##### DATA SHOWN #####
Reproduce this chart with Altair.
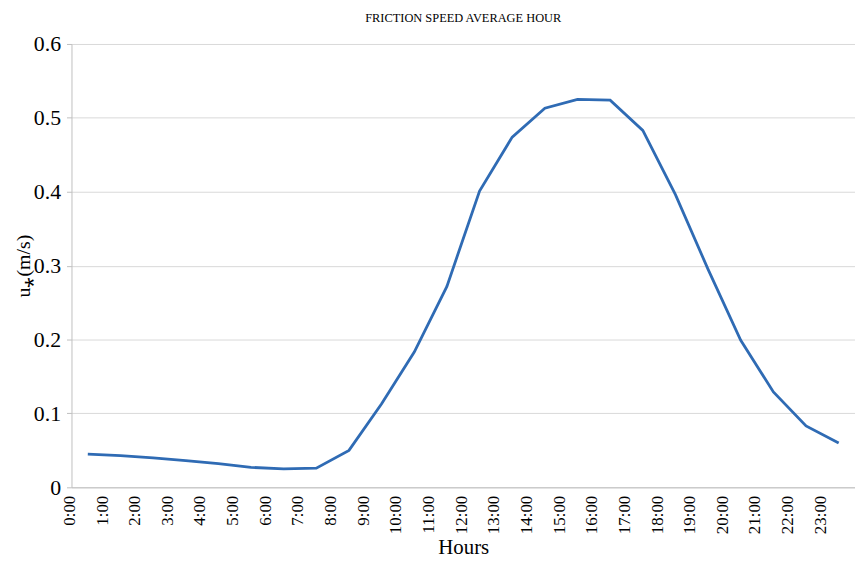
import altair as alt
import pandas as pd

hours = [f"{h}:00" for h in range(24)]
ustar = [0.045, 0.043, 0.040, 0.036, 0.032, 0.027, 0.025, 0.026, 0.050, 0.113,
         0.183, 0.272, 0.401, 0.474, 0.513, 0.525, 0.524, 0.483, 0.396, 0.295,
         0.199, 0.129, 0.083, 0.060]

df = pd.DataFrame({"hour": hours, "u": ustar})

FONT = "Liberation Serif, Times New Roman, serif"

chart = alt.Chart(df).mark_line(color="#2f6bb4", strokeWidth=2.8).encode(
    x=alt.X("hour:N", sort=hours,
            scale=alt.Scale(paddingInner=0, paddingOuter=0, type="band"),
            axis=alt.Axis(title="Hours", labelAngle=-90, labelOffset=-18,
                          labelPadding=8, ticks=False, domainColor="#bfbfbf",
                          labelFont=FONT, labelFontSize=17, labelColor="black",
                          titleFont=FONT, titleFontSize=21, titleFontWeight="normal",
                          titleColor="black", titlePadding=3, grid=False)),
    y=alt.Y("u:Q", scale=alt.Scale(domain=[0, 0.6]),
            axis=alt.Axis(title="u⁎(m/s)", values=[0, 0.1, 0.2, 0.3, 0.4, 0.5, 0.6],
                          format="~g", tickSize=5, tickColor="#bfbfbf",
                          domainColor="#bfbfbf", gridColor="#d9d9d9",
                          labelFont=FONT, labelFontSize=22, labelColor="black",
                          labelPadding=6,
                          titleFont=FONT, titleFontSize=20, titleFontWeight="normal",
                          titleColor="black", titlePadding=0)),
).properties(
    width=790, height=447,
    title=alt.TitleParams("FRICTION SPEED AVERAGE HOUR", font=FONT, fontSize=12.5,
                          fontWeight="normal", color="black", anchor="middle",
                          offset=9),
    padding={"left": 64, "top": 34, "right": 0, "bottom": 71},
    autosize=alt.AutoSizeParams(type="none"),
).configure(font=FONT).configure_view(stroke=None)

chart.save("out.html", embed_options={"renderer": "svg", "actions": False})
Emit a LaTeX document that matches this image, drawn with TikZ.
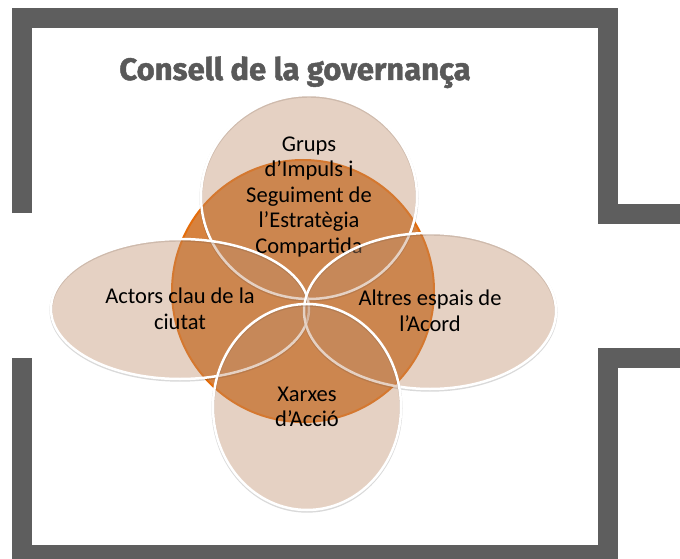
#####
* BRIEF *
Exactly and only the lines from the top of the records down to the line containing "Serif, Times New" should be transcribed, please, without the pictures.

* RIGHT ANSWER *
Reproduce this chart with Altair.
import altair as alt
import pandas as pd

hours = [f"{h}:00" for h in range(24)]
ustar = [0.045, 0.043, 0.040, 0.036, 0.032, 0.027, 0.025, 0.026, 0.050, 0.113,
         0.183, 0.272, 0.401, 0.474, 0.513, 0.525, 0.524, 0.483, 0.396, 0.295,
         0.199, 0.129, 0.083, 0.060]

df = pd.DataFrame({"hour": hours, "u": ustar})

FONT = "Liberation Serif, Times New Roman, serif"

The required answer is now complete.